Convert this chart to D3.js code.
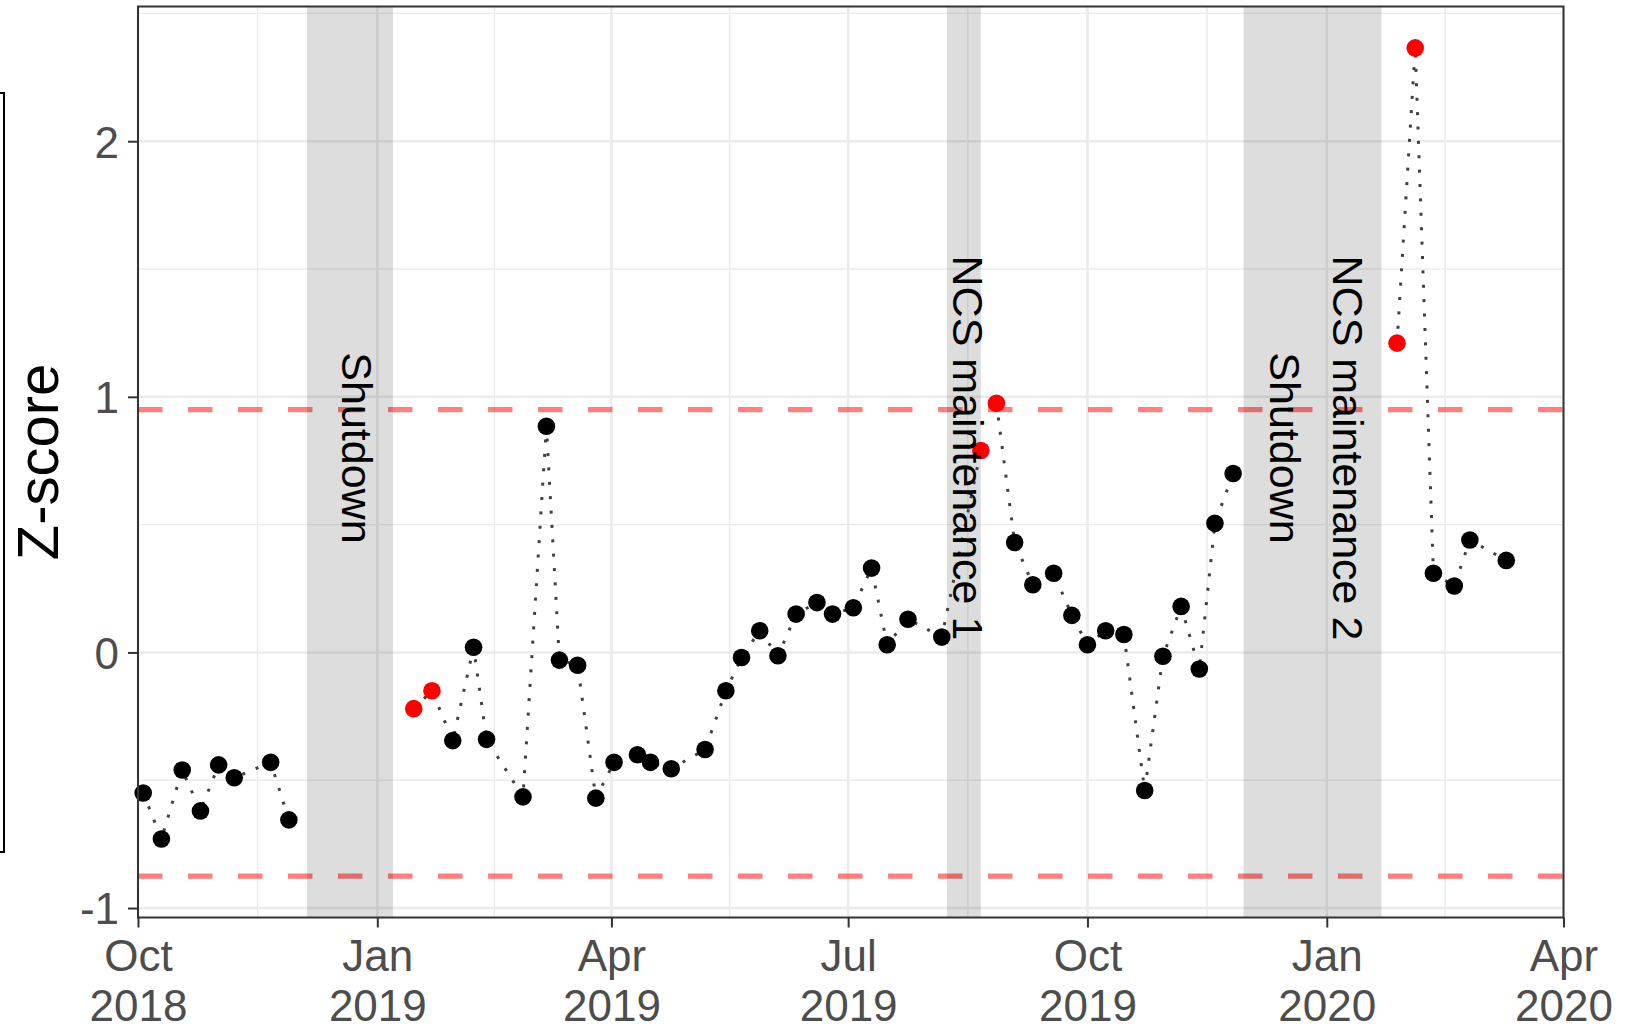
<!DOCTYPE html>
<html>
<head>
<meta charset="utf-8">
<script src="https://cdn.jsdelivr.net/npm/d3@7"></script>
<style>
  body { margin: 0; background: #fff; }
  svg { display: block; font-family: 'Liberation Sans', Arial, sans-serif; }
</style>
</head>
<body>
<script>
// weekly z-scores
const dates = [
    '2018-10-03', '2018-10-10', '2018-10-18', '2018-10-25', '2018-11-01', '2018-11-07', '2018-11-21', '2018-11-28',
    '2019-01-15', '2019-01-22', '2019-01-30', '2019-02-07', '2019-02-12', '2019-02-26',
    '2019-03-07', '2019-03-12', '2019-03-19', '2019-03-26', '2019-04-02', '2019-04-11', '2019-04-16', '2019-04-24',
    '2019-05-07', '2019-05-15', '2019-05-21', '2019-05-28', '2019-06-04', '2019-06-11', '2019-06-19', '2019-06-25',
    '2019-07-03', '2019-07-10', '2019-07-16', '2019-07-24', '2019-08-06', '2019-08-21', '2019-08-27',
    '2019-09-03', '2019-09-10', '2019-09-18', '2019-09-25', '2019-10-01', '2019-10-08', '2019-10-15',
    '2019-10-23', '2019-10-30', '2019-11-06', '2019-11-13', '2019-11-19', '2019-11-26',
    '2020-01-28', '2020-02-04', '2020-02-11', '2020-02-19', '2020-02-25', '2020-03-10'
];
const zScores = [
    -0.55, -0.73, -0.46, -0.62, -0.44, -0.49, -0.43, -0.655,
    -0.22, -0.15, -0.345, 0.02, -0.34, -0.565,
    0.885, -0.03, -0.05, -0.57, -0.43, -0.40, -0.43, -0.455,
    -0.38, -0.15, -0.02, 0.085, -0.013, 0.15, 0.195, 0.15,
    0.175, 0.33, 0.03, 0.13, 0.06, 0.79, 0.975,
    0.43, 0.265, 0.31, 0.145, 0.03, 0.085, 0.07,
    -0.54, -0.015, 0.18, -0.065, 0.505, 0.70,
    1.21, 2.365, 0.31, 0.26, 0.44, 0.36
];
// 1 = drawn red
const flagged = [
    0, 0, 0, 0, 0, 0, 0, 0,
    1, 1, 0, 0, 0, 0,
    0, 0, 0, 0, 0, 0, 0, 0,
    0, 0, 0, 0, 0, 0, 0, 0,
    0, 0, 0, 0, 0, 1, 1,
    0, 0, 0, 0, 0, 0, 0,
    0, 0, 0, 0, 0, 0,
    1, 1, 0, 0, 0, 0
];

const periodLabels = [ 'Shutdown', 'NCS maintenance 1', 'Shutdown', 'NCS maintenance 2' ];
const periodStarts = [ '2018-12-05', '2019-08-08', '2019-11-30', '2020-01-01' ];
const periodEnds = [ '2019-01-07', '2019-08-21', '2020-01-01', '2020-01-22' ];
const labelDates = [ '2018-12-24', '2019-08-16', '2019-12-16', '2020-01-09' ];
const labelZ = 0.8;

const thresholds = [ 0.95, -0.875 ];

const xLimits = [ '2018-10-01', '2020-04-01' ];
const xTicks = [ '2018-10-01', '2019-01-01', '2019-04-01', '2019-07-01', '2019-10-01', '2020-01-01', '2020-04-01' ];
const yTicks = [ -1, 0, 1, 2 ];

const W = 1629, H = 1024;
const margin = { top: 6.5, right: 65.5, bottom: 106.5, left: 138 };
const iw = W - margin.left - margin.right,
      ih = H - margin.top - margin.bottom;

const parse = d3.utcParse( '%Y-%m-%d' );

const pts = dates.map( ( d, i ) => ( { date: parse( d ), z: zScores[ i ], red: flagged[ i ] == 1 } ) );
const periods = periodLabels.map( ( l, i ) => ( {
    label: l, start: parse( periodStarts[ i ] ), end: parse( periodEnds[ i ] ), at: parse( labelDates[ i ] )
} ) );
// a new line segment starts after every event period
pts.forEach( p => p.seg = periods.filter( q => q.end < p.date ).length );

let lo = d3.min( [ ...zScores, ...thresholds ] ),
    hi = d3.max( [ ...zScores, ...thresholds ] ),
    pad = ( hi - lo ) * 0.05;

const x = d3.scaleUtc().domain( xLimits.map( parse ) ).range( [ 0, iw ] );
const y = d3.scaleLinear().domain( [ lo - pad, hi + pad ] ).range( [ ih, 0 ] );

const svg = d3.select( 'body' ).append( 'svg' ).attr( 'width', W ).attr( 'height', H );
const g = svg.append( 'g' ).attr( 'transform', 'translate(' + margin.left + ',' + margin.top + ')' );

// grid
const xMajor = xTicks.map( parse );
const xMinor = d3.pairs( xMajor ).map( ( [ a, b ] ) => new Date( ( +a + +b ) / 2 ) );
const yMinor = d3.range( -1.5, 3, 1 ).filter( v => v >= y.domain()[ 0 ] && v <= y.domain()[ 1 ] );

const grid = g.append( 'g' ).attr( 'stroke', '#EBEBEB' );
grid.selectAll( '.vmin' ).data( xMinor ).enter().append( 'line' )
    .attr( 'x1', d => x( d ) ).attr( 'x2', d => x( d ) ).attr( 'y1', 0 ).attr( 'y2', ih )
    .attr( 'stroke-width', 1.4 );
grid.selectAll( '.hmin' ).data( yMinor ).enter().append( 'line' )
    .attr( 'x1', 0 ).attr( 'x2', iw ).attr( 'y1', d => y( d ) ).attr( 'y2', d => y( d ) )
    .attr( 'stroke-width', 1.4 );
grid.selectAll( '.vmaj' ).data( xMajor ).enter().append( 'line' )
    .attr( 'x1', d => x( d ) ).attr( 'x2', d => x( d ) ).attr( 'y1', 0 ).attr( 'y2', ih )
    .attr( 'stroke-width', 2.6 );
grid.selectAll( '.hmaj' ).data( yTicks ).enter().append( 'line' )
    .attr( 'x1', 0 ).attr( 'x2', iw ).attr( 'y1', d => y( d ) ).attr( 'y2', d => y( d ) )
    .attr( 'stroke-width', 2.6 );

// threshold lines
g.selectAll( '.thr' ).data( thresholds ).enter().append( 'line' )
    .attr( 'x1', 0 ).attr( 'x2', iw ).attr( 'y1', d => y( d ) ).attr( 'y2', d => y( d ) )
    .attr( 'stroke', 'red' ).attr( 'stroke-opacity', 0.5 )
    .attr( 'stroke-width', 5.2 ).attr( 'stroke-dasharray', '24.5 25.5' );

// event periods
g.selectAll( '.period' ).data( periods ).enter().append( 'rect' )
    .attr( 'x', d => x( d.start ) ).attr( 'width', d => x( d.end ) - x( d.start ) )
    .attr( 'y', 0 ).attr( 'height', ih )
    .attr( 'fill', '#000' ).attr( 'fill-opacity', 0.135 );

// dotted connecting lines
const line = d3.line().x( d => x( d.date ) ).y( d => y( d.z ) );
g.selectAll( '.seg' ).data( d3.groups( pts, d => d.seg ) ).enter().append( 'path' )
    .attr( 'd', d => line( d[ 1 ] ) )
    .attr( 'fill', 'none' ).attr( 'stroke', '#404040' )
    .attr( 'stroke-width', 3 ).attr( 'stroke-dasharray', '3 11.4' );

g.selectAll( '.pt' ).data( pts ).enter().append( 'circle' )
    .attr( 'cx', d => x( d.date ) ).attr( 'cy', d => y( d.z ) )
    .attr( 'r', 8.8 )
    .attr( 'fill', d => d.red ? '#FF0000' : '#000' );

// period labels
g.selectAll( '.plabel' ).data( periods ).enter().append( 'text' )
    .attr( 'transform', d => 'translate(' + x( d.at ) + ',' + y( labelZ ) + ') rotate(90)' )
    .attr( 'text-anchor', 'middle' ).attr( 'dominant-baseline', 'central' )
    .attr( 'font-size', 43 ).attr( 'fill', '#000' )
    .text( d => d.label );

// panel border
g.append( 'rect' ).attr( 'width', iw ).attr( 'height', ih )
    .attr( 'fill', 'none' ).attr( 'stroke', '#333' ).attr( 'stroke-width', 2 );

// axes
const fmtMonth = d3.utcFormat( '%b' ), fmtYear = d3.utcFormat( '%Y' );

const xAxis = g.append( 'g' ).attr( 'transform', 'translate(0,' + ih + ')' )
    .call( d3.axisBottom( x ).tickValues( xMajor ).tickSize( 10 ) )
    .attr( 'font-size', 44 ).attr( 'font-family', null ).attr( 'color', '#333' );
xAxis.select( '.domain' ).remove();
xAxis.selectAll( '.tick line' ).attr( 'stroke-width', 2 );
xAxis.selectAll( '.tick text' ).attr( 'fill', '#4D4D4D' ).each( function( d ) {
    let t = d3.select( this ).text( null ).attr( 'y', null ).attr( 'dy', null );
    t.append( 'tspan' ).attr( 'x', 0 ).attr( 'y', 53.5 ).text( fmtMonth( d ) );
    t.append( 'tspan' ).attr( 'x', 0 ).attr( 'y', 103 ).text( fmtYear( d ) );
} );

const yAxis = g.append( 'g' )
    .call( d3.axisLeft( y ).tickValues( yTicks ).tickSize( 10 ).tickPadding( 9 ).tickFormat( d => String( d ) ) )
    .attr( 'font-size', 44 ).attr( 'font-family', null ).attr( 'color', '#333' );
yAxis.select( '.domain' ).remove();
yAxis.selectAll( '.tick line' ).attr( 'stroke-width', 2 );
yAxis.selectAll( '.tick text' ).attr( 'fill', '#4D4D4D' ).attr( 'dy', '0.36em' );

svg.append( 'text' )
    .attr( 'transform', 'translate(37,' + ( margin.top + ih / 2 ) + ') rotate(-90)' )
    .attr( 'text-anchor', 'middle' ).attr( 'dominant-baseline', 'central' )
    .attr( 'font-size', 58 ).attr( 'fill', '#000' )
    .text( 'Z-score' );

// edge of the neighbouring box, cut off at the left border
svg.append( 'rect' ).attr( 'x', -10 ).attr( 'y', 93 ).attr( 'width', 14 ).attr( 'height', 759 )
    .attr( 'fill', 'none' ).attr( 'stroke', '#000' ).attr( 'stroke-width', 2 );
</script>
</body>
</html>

******************************

Short exercise |
Scan the listing above and identify each line holding the string "chart"; copy every such line.

Exercise result |
Convert this chart to D3.js code.

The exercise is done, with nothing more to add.